Prompt:
Do not include the pictures; repeat the rest of the data exactly.

Data block:
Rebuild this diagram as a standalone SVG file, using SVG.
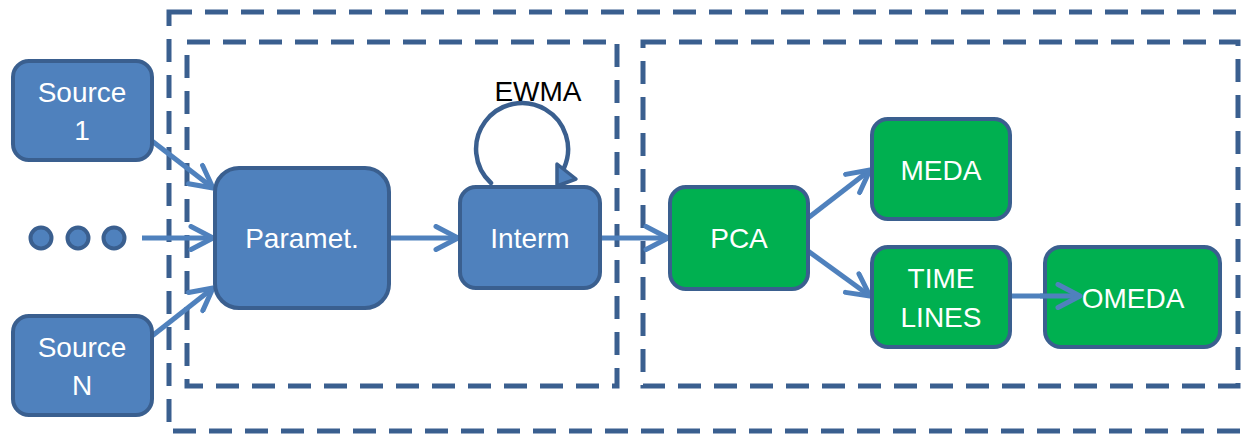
<svg xmlns="http://www.w3.org/2000/svg" width="1249" height="435" viewBox="0 0 1249 435">
  <defs>
    <style>
      .frame { fill: none; stroke: #3a5f8f; stroke-width: 5; stroke-dasharray: 23 13; }
      .blue { fill: #4f81bd; stroke: #3a5f8f; stroke-width: 4; }
      .green { fill: #00b050; stroke: #3a5f8f; stroke-width: 4; }
      .label { font-family: "Liberation Sans", Arial, sans-serif; font-size: 28px; fill: #ffffff; text-anchor: middle; }
      .flow { fill: none; stroke: #4f81bd; stroke-width: 5; marker-end: url(#chevron); }
    </style>
    <marker id="chevron" viewBox="0 0 28 28" refX="25" refY="14" markerWidth="28" markerHeight="28" markerUnits="userSpaceOnUse" orient="auto">
      <path d="M3,2.5 L25,14 L3,25.5" fill="none" stroke="#4f81bd" stroke-width="5" stroke-linecap="round" stroke-linejoin="round"/>
    </marker>
  </defs>

  <!-- dashed grouping frames -->
  <g id="frames">
    <rect class="frame" x="169" y="12" width="1100" height="419"/>
    <rect class="frame" x="187" y="42" width="430" height="344"/>
    <rect class="frame" x="643" y="42" width="595" height="344"/>
  </g>

  <!-- connectors -->
  <g id="connectors">
    <line class="flow" x1="152" y1="141" x2="213" y2="188"/>
    <line class="flow" x1="142" y1="238" x2="213" y2="238"/>
    <line class="flow" x1="152" y1="336" x2="213" y2="288"/>
    <line class="flow" x1="389" y1="238" x2="458" y2="238"/>
    <line class="flow" x1="600" y1="238" x2="668" y2="238"/>
    <line class="flow" x1="808" y1="218" x2="870" y2="170"/>
    <line class="flow" x1="808" y1="251" x2="870" y2="296"/>
    <line class="flow" x1="1010" y1="296" x2="1080" y2="296"/>
    <!-- EWMA feedback loop on Interm -->
    <path d="M491,183 A46,46 0 1 1 564,168" fill="none" stroke="#3a5f8f" stroke-width="4.5" stroke-linecap="round"/>
    <polygon points="557,164 576,179 557,186" fill="#4f81bd" stroke="#3a5f8f" stroke-width="3.5" stroke-linejoin="round"/>
  </g>

  <text x="538" y="101" font-family="'Liberation Sans', Arial, sans-serif" font-size="28" fill="#000000" text-anchor="middle">EWMA</text>

  <g id="source1">
    <rect class="blue" x="13" y="61" width="139" height="99" rx="16"/>
    <text class="label" x="82" y="102">Source</text>
    <text class="label" x="82" y="140">1</text>
  </g>

  <g id="sourceN">
    <rect class="blue" x="13" y="316" width="139" height="99" rx="16"/>
    <text class="label" x="82" y="357">Source</text>
    <text class="label" x="82" y="395">N</text>
  </g>

  <g id="ellipsis">
    <circle class="blue" cx="41" cy="238" r="10.5"/>
    <circle class="blue" cx="78" cy="238" r="10.5"/>
    <circle class="blue" cx="114" cy="238" r="10.5"/>
  </g>

  <g id="paramet">
    <rect class="blue" x="215" y="168" width="174" height="140" rx="24"/>
    <text class="label" x="302" y="248">Paramet.</text>
  </g>

  <g id="interm">
    <rect class="blue" x="460" y="187" width="140" height="101" rx="16"/>
    <text class="label" x="530" y="248">Interm</text>
  </g>

  <g id="pca">
    <rect class="green" x="670" y="187" width="138" height="102" rx="16"/>
    <text class="label" x="739" y="248">PCA</text>
  </g>

  <g id="meda">
    <rect class="green" x="872" y="119" width="138" height="100" rx="16"/>
    <text class="label" x="941" y="180">MEDA</text>
  </g>

  <g id="timelines">
    <rect class="green" x="872" y="247" width="138" height="100" rx="16"/>
    <text class="label" x="941" y="288">TIME</text>
    <text class="label" x="941" y="327">LINES</text>
  </g>

  <g id="omeda">
    <rect class="green" x="1045" y="247" width="175" height="100" rx="16"/>
    <text class="label" x="1133" y="308">OMEDA</text>
  </g>

  <!-- the TIME LINES arrow runs on into the OMEDA box -->
  <line x1="1040" y1="296" x2="1080" y2="296" stroke="#4f81bd" stroke-width="5" marker-end="url(#chevron)"/>
</svg>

Solution to this problem:
Rebuild this diagram as a standalone SVG file, using SVG.
<svg xmlns="http://www.w3.org/2000/svg" width="1249" height="435" viewBox="0 0 1249 435">
  <defs>
    <style>
      .frame { fill: none; stroke: #3a5f8f; stroke-width: 5; stroke-dasharray: 23 13; }
      .blue { fill: #4f81bd; stroke: #3a5f8f; stroke-width: 4; }
      .green { fill: #00b050; stroke: #3a5f8f; stroke-width: 4; }
      .label { font-family: "Liberation Sans", Arial, sans-serif; font-size: 28px; fill: #ffffff; text-anchor: middle; }
      .flow { fill: none; stroke: #4f81bd; stroke-width: 5; marker-end: url(#chevron); }
    </style>
    <marker id="chevron" viewBox="0 0 28 28" refX="25" refY="14" markerWidth="28" markerHeight="28" markerUnits="userSpaceOnUse" orient="auto">
      <path d="M3,2.5 L25,14 L3,25.5" fill="none" stroke="#4f81bd" stroke-width="5" stroke-linecap="round" stroke-linejoin="round"/>
    </marker>
  </defs>

  <!-- dashed grouping frames -->
  <g id="frames">
    <rect class="frame" x="169" y="12" width="1100" height="419"/>
    <rect class="frame" x="187" y="42" width="430" height="344"/>
    <rect class="frame" x="643" y="42" width="595" height="344"/>
  </g>

  <!-- connectors -->
  <g id="connectors">
    <line class="flow" x1="152" y1="141" x2="213" y2="188"/>
    <line class="flow" x1="142" y1="238" x2="213" y2="238"/>
    <line class="flow" x1="152" y1="336" x2="213" y2="288"/>
    <line class="flow" x1="389" y1="238" x2="458" y2="238"/>
    <line class="flow" x1="600" y1="238" x2="668" y2="238"/>
    <line class="flow" x1="808" y1="218" x2="870" y2="170"/>
    <line class="flow" x1="808" y1="251" x2="870" y2="296"/>
    <line class="flow" x1="1010" y1="296" x2="1080" y2="296"/>
    <!-- EWMA feedback loop on Interm -->
    <path d="M491,183 A46,46 0 1 1 564,168" fill="none" stroke="#3a5f8f" stroke-width="4.5" stroke-linecap="round"/>
    <polygon points="557,164 576,179 557,186" fill="#4f81bd" stroke="#3a5f8f" stroke-width="3.5" stroke-linejoin="round"/>
  </g>

  <text x="538" y="101" font-family="'Liberation Sans', Arial, sans-serif" font-size="28" fill="#000000" text-anchor="middle">EWMA</text>

  <g id="source1">
    <rect class="blue" x="13" y="61" width="139" height="99" rx="16"/>
    <text class="label" x="82" y="102">Source</text>
    <text class="label" x="82" y="140">1</text>
  </g>

  <g id="sourceN">
    <rect class="blue" x="13" y="316" width="139" height="99" rx="16"/>
    <text class="label" x="82" y="357">Source</text>
    <text class="label" x="82" y="395">N</text>
  </g>

  <g id="ellipsis">
    <circle class="blue" cx="41" cy="238" r="10.5"/>
    <circle class="blue" cx="78" cy="238" r="10.5"/>
    <circle class="blue" cx="114" cy="238" r="10.5"/>
  </g>

  <g id="paramet">
    <rect class="blue" x="215" y="168" width="174" height="140" rx="24"/>
    <text class="label" x="302" y="248">Paramet.</text>
  </g>

  <g id="interm">
    <rect class="blue" x="460" y="187" width="140" height="101" rx="16"/>
    <text class="label" x="530" y="248">Interm</text>
  </g>

  <g id="pca">
    <rect class="green" x="670" y="187" width="138" height="102" rx="16"/>
    <text class="label" x="739" y="248">PCA</text>
  </g>

  <g id="meda">
    <rect class="green" x="872" y="119" width="138" height="100" rx="16"/>
    <text class="label" x="941" y="180">MEDA</text>
  </g>

  <g id="timelines">
    <rect class="green" x="872" y="247" width="138" height="100" rx="16"/>
    <text class="label" x="941" y="288">TIME</text>
    <text class="label" x="941" y="327">LINES</text>
  </g>

  <g id="omeda">
    <rect class="green" x="1045" y="247" width="175" height="100" rx="16"/>
    <text class="label" x="1133" y="308">OMEDA</text>
  </g>

  <!-- the TIME LINES arrow runs on into the OMEDA box -->
  <line x1="1040" y1="296" x2="1080" y2="296" stroke="#4f81bd" stroke-width="5" marker-end="url(#chevron)"/>
</svg>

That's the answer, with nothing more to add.